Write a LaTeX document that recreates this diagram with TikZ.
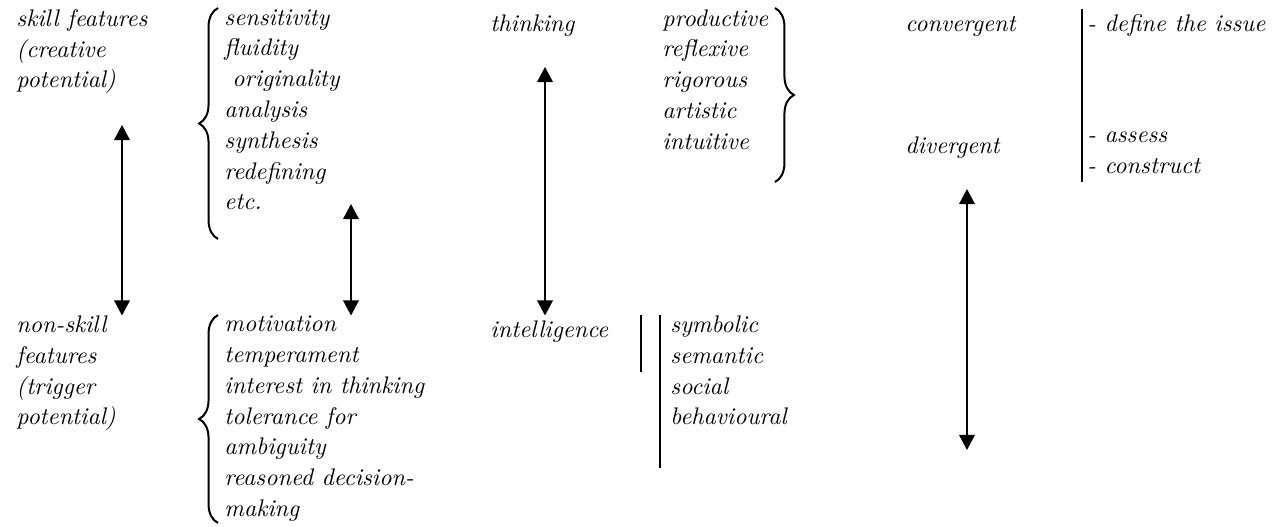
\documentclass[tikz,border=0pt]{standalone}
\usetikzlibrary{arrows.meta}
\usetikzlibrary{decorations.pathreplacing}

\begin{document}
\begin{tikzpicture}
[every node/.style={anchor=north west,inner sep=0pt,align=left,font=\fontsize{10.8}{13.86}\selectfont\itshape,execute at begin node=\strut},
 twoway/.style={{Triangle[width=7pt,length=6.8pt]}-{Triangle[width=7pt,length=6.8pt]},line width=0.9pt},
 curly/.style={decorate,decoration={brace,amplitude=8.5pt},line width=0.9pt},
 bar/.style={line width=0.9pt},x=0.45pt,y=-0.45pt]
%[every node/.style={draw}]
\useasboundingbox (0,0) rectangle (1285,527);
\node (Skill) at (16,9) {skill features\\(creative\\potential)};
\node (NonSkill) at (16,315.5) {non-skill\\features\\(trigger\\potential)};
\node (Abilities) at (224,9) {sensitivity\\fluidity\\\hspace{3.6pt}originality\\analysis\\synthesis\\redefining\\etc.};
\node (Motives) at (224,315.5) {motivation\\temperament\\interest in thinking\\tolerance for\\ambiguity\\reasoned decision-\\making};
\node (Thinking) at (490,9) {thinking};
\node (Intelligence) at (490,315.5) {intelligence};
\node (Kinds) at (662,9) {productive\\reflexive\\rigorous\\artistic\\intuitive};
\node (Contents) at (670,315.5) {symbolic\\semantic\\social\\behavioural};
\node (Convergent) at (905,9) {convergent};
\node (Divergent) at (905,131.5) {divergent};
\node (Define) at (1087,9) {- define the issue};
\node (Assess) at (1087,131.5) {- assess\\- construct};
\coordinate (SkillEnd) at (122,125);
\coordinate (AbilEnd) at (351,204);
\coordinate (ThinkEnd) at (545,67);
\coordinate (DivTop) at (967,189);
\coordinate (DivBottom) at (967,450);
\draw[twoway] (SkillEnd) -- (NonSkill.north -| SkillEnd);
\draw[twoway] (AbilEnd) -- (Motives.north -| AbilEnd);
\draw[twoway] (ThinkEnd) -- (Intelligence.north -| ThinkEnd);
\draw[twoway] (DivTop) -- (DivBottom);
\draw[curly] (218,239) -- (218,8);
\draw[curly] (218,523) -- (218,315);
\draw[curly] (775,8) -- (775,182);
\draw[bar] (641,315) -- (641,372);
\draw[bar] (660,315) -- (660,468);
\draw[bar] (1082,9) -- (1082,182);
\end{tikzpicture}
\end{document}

━━━━━━━━━━

◆ WHAT YOU WILL DO
Return the material exactly as given, apart from the pictures.

◆ RESULT
Write a LaTeX document that recreates this diagram with TikZ.
\documentclass[tikz,border=0pt]{standalone}
\usetikzlibrary{arrows.meta}
\usetikzlibrary{decorations.pathreplacing}

\begin{document}
\begin{tikzpicture}
[every node/.style={anchor=north west,inner sep=0pt,align=left,font=\fontsize{10.8}{13.86}\selectfont\itshape,execute at begin node=\strut},
 twoway/.style={{Triangle[width=7pt,length=6.8pt]}-{Triangle[width=7pt,length=6.8pt]},line width=0.9pt},
 curly/.style={decorate,decoration={brace,amplitude=8.5pt},line width=0.9pt},
 bar/.style={line width=0.9pt},x=0.45pt,y=-0.45pt]
%[every node/.style={draw}]
\useasboundingbox (0,0) rectangle (1285,527);
\node (Skill) at (16,9) {skill features\\(creative\\potential)};
\node (NonSkill) at (16,315.5) {non-skill\\features\\(trigger\\potential)};
\node (Abilities) at (224,9) {sensitivity\\fluidity\\\hspace{3.6pt}originality\\analysis\\synthesis\\redefining\\etc.};
\node (Motives) at (224,315.5) {motivation\\temperament\\interest in thinking\\tolerance for\\ambiguity\\reasoned decision-\\making};
\node (Thinking) at (490,9) {thinking};
\node (Intelligence) at (490,315.5) {intelligence};
\node (Kinds) at (662,9) {productive\\reflexive\\rigorous\\artistic\\intuitive};
\node (Contents) at (670,315.5) {symbolic\\semantic\\social\\behavioural};
\node (Convergent) at (905,9) {convergent};
\node (Divergent) at (905,131.5) {divergent};
\node (Define) at (1087,9) {- define the issue};
\node (Assess) at (1087,131.5) {- assess\\- construct};
\coordinate (SkillEnd) at (122,125);
\coordinate (AbilEnd) at (351,204);
\coordinate (ThinkEnd) at (545,67);
\coordinate (DivTop) at (967,189);
\coordinate (DivBottom) at (967,450);
\draw[twoway] (SkillEnd) -- (NonSkill.north -| SkillEnd);
\draw[twoway] (AbilEnd) -- (Motives.north -| AbilEnd);
\draw[twoway] (ThinkEnd) -- (Intelligence.north -| ThinkEnd);
\draw[twoway] (DivTop) -- (DivBottom);
\draw[curly] (218,239) -- (218,8);
\draw[curly] (218,523) -- (218,315);
\draw[curly] (775,8) -- (775,182);
\draw[bar] (641,315) -- (641,372);
\draw[bar] (660,315) -- (660,468);
\draw[bar] (1082,9) -- (1082,182);
\end{tikzpicture}
\end{document}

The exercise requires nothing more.